Jan Egbert Sturm: Das stimmt nicht überein mit dem, was wir tatsächlich sagen. Wir sagen, es gibt letztendlich verschiedene Varianten, um das Problem zu meistern. Und eine dieser Varianten ist tatsächlich ein Austritt aus der Eurozone. Aber wir sagen ganz eindeutig, es gibt auch andere Alternativen, und zwischen diesen Alternativen ist es sehr schwierig zu wählen. Wichtig ist, dass Griechenland wieder wettbewerbsfähig werden sollte. Das kriegt man entweder über eine interne Abwertung hin - das heißt, die Löhne und Gehälter müssen stark sinken - oder über einen Austritt aus der Eurozone. Mit der dann neuen Drachme könnte Griechenland auch wieder schneller wettbewerbsfähig werden, durch eine externe Abwertung.

Sie warnen vor einer Pleite Griechenlands.
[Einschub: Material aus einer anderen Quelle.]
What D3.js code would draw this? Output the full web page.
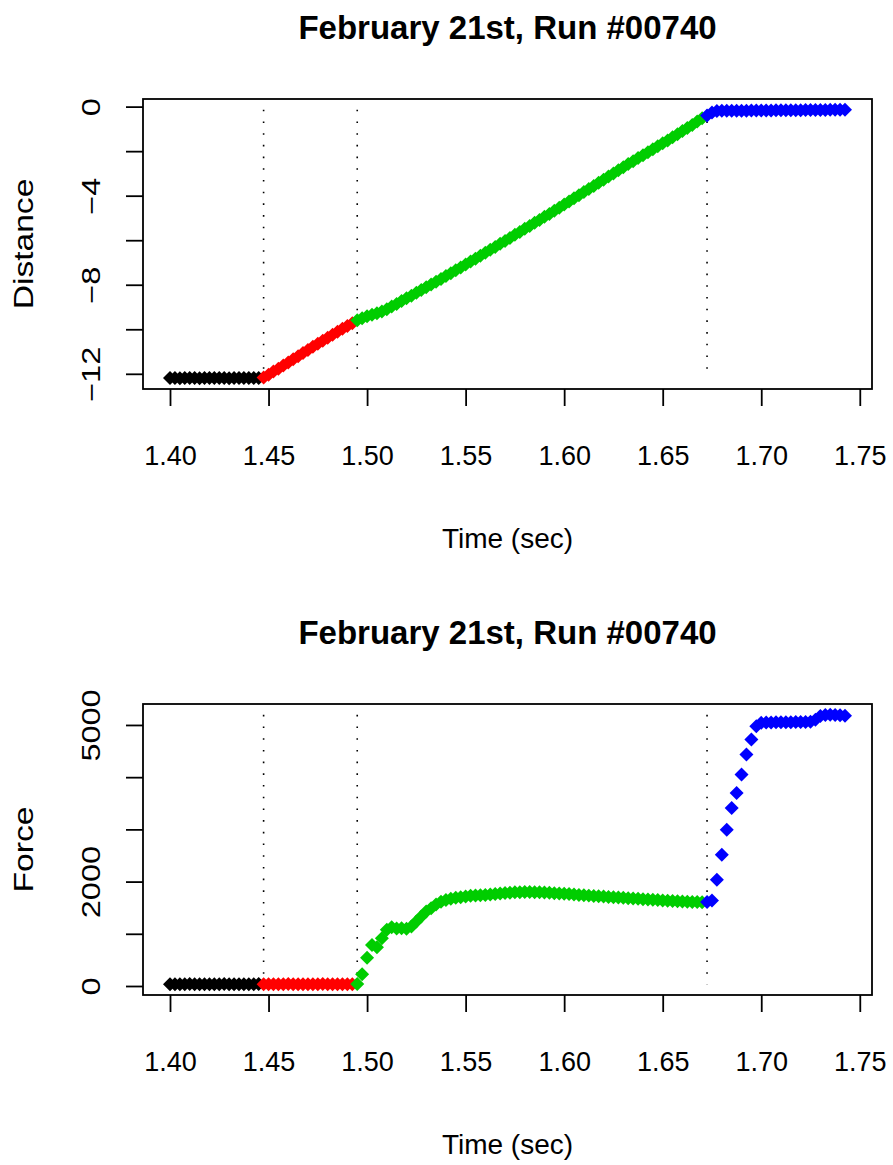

Ist das richtig?

Tatsächlich wird die jetzige Lösung bis 2013 einigermaßen halten. Aber die große Frage ist, was danach geschehen wird. Wir sehen, dass die jetzigen Maßnahmen dafür sorgen werden, dass Griechenland nicht schnell aus der Rezession rauskommt. Ohne vernünftige Wachstumsraten wird es nicht möglich sein, nach 2012 diese Krise selbständig zu bewältigen. Wir können natürlich auf ein Wunder hoffen, nämlich, dass die Weltkonjunktur so stark anspringt, dass auch Griechenland davon profitieren kann. Aber ich glaube, die Zeit ist jetzt reif, um darüber nachzudenken, was passiert, wenn dieses Wunder nicht einsetzt.

Gerade bei steigenden Lebensmittel- und auch Ölpreisen ist wahrscheinlich nicht davon auszugehen, dass die Weltkonjunktur schnell wieder anspringt, nicht wahr?

Wir haben im vergangenen Jahr eine relativ starke Erholung weltweit gesehen, aber insbesondere im asiatischen Raum und nicht so sehr hier in Europa. In diesem Jahr ist auch nicht zu erwarten, dass auf einmal der Boom in Europa stattfinden wird. Wir gehen von einem verhalten optimistischen Szenario aus mit einer Wachstumsrate von 1,5 Prozent in diesem Jahr. Aber das wird nicht reichen, um Griechenland aus der Rezession rauszukriegen.

Halten Sie es für möglich, dass ein eventueller Austritt Griechenlands auch weitere Mitglieder der Eurozone ins Wanken bringen könnte?

Ich glaube, man muss das griechische Problem wirklich relativ isoliert sehen. Die Gefahren, die existieren, liegen im Bankensektor im Rest von Europa, nämlich dann, wenn andere Banken, in anderen Ländern auch stark involviert werden würden. Aber es sind nicht die portugiesischen oder irischen Banken, die stark in griechische Anleihen investiert haben, sondern es sind doch eher die größeren Länder.

Und noch eine heikle Frage: Wenn die Drachme in Griechenland wiedereingeführt würde, dann würden die Schulden doch weiter anschwellen, weil sie in Euro bezahlt werden müssen. Das wäre wahrscheinlich nicht im Sinne des Erfinders?

Richtig, Aus griechischer Perspektive werden die Schulden damit nicht auf einmal getilgt. Im Gegenteil die Schulden sind in Euro ausgegeben. Das heißt, das Problem wird in dieser Hinsicht größer. Nur die Ökonomie könnte wettbewerbsfähiger sein. Sie könnte wieder richtig im Preisvergleich mit den anderen Ländern Europas standhalten.